■ **Problem details**: Without including any pictures, write out the listing below exactly.

■ **Provided data**:
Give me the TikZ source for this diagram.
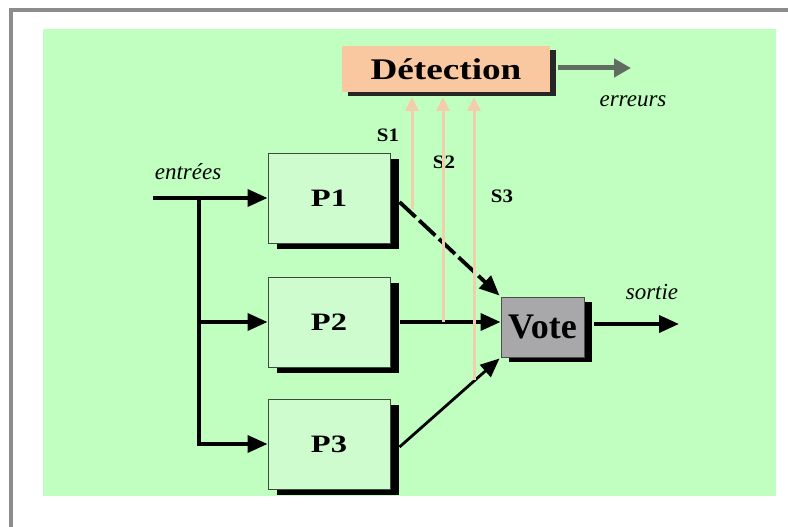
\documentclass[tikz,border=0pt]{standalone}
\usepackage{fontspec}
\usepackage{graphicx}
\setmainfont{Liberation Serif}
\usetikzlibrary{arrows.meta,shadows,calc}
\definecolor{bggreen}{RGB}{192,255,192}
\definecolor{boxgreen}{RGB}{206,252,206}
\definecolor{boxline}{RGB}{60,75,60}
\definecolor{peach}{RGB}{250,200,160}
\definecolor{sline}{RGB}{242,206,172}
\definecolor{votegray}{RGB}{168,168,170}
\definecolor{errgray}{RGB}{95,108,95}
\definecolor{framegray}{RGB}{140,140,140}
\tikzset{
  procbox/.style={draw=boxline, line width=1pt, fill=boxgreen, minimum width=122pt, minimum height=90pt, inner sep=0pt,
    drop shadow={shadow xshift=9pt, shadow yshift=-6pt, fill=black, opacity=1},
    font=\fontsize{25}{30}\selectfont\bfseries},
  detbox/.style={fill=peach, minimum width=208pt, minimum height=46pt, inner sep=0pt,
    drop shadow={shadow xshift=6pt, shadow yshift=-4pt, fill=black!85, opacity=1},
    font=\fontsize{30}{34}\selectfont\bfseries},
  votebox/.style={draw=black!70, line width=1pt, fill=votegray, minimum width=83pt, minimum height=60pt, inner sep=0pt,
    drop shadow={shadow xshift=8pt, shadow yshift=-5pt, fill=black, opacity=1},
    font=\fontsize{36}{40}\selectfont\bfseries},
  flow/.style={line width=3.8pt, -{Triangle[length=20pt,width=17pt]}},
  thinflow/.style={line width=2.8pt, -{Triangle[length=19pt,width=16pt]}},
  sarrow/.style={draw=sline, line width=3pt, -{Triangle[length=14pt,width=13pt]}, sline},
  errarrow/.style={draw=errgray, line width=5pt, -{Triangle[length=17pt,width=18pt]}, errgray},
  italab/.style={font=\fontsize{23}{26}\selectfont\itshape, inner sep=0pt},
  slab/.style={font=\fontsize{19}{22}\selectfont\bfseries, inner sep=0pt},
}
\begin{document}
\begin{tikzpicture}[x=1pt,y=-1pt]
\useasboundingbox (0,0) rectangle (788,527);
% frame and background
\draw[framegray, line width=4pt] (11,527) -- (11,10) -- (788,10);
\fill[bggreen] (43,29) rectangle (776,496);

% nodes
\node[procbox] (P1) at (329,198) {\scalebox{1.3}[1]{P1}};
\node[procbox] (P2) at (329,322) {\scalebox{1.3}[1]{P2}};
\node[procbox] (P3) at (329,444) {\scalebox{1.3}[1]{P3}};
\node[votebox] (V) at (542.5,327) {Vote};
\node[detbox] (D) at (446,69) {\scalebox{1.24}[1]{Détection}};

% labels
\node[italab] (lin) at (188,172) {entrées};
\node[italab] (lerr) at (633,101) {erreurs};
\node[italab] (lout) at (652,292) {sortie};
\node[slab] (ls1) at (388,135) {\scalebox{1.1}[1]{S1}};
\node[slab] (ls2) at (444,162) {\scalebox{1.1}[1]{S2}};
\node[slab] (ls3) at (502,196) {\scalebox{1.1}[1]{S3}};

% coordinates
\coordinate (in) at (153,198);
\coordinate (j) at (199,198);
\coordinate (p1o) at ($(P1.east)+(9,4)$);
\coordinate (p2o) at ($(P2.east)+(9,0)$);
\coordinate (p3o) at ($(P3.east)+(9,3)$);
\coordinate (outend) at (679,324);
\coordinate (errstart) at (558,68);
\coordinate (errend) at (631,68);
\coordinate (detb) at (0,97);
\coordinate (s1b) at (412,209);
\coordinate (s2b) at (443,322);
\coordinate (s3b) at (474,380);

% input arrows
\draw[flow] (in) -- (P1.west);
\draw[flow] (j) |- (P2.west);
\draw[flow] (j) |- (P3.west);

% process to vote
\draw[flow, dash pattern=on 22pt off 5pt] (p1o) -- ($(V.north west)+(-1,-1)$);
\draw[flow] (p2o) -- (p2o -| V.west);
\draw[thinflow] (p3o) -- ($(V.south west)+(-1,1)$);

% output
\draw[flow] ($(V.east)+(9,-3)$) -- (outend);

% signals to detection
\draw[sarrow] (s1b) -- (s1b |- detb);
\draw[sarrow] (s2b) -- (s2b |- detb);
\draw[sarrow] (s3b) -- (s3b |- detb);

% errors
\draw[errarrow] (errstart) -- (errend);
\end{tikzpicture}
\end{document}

■ **Complete output**:
Give me the TikZ source for this diagram.
\documentclass[tikz,border=0pt]{standalone}
\usepackage{fontspec}
\usepackage{graphicx}
\setmainfont{Liberation Serif}
\usetikzlibrary{arrows.meta,shadows,calc}
\definecolor{bggreen}{RGB}{192,255,192}
\definecolor{boxgreen}{RGB}{206,252,206}
\definecolor{boxline}{RGB}{60,75,60}
\definecolor{peach}{RGB}{250,200,160}
\definecolor{sline}{RGB}{242,206,172}
\definecolor{votegray}{RGB}{168,168,170}
\definecolor{errgray}{RGB}{95,108,95}
\definecolor{framegray}{RGB}{140,140,140}
\tikzset{
  procbox/.style={draw=boxline, line width=1pt, fill=boxgreen, minimum width=122pt, minimum height=90pt, inner sep=0pt,
    drop shadow={shadow xshift=9pt, shadow yshift=-6pt, fill=black, opacity=1},
    font=\fontsize{25}{30}\selectfont\bfseries},
  detbox/.style={fill=peach, minimum width=208pt, minimum height=46pt, inner sep=0pt,
    drop shadow={shadow xshift=6pt, shadow yshift=-4pt, fill=black!85, opacity=1},
    font=\fontsize{30}{34}\selectfont\bfseries},
  votebox/.style={draw=black!70, line width=1pt, fill=votegray, minimum width=83pt, minimum height=60pt, inner sep=0pt,
    drop shadow={shadow xshift=8pt, shadow yshift=-5pt, fill=black, opacity=1},
    font=\fontsize{36}{40}\selectfont\bfseries},
  flow/.style={line width=3.8pt, -{Triangle[length=20pt,width=17pt]}},
  thinflow/.style={line width=2.8pt, -{Triangle[length=19pt,width=16pt]}},
  sarrow/.style={draw=sline, line width=3pt, -{Triangle[length=14pt,width=13pt]}, sline},
  errarrow/.style={draw=errgray, line width=5pt, -{Triangle[length=17pt,width=18pt]}, errgray},
  italab/.style={font=\fontsize{23}{26}\selectfont\itshape, inner sep=0pt},
  slab/.style={font=\fontsize{19}{22}\selectfont\bfseries, inner sep=0pt},
}
\begin{document}
\begin{tikzpicture}[x=1pt,y=-1pt]
\useasboundingbox (0,0) rectangle (788,527);
% frame and background
\draw[framegray, line width=4pt] (11,527) -- (11,10) -- (788,10);
\fill[bggreen] (43,29) rectangle (776,496);

% nodes
\node[procbox] (P1) at (329,198) {\scalebox{1.3}[1]{P1}};
\node[procbox] (P2) at (329,322) {\scalebox{1.3}[1]{P2}};
\node[procbox] (P3) at (329,444) {\scalebox{1.3}[1]{P3}};
\node[votebox] (V) at (542.5,327) {Vote};
\node[detbox] (D) at (446,69) {\scalebox{1.24}[1]{Détection}};

% labels
\node[italab] (lin) at (188,172) {entrées};
\node[italab] (lerr) at (633,101) {erreurs};
\node[italab] (lout) at (652,292) {sortie};
\node[slab] (ls1) at (388,135) {\scalebox{1.1}[1]{S1}};
\node[slab] (ls2) at (444,162) {\scalebox{1.1}[1]{S2}};
\node[slab] (ls3) at (502,196) {\scalebox{1.1}[1]{S3}};

% coordinates
\coordinate (in) at (153,198);
\coordinate (j) at (199,198);
\coordinate (p1o) at ($(P1.east)+(9,4)$);
\coordinate (p2o) at ($(P2.east)+(9,0)$);
\coordinate (p3o) at ($(P3.east)+(9,3)$);
\coordinate (outend) at (679,324);
\coordinate (errstart) at (558,68);
\coordinate (errend) at (631,68);
\coordinate (detb) at (0,97);
\coordinate (s1b) at (412,209);
\coordinate (s2b) at (443,322);
\coordinate (s3b) at (474,380);

% input arrows
\draw[flow] (in) -- (P1.west);
\draw[flow] (j) |- (P2.west);
\draw[flow] (j) |- (P3.west);

% process to vote
\draw[flow, dash pattern=on 22pt off 5pt] (p1o) -- ($(V.north west)+(-1,-1)$);
\draw[flow] (p2o) -- (p2o -| V.west);
\draw[thinflow] (p3o) -- ($(V.south west)+(-1,1)$);

% output
\draw[flow] ($(V.east)+(9,-3)$) -- (outend);

% signals to detection
\draw[sarrow] (s1b) -- (s1b |- detb);
\draw[sarrow] (s2b) -- (s2b |- detb);
\draw[sarrow] (s3b) -- (s3b |- detb);

% errors
\draw[errarrow] (errstart) -- (errend);
\end{tikzpicture}
\end{document}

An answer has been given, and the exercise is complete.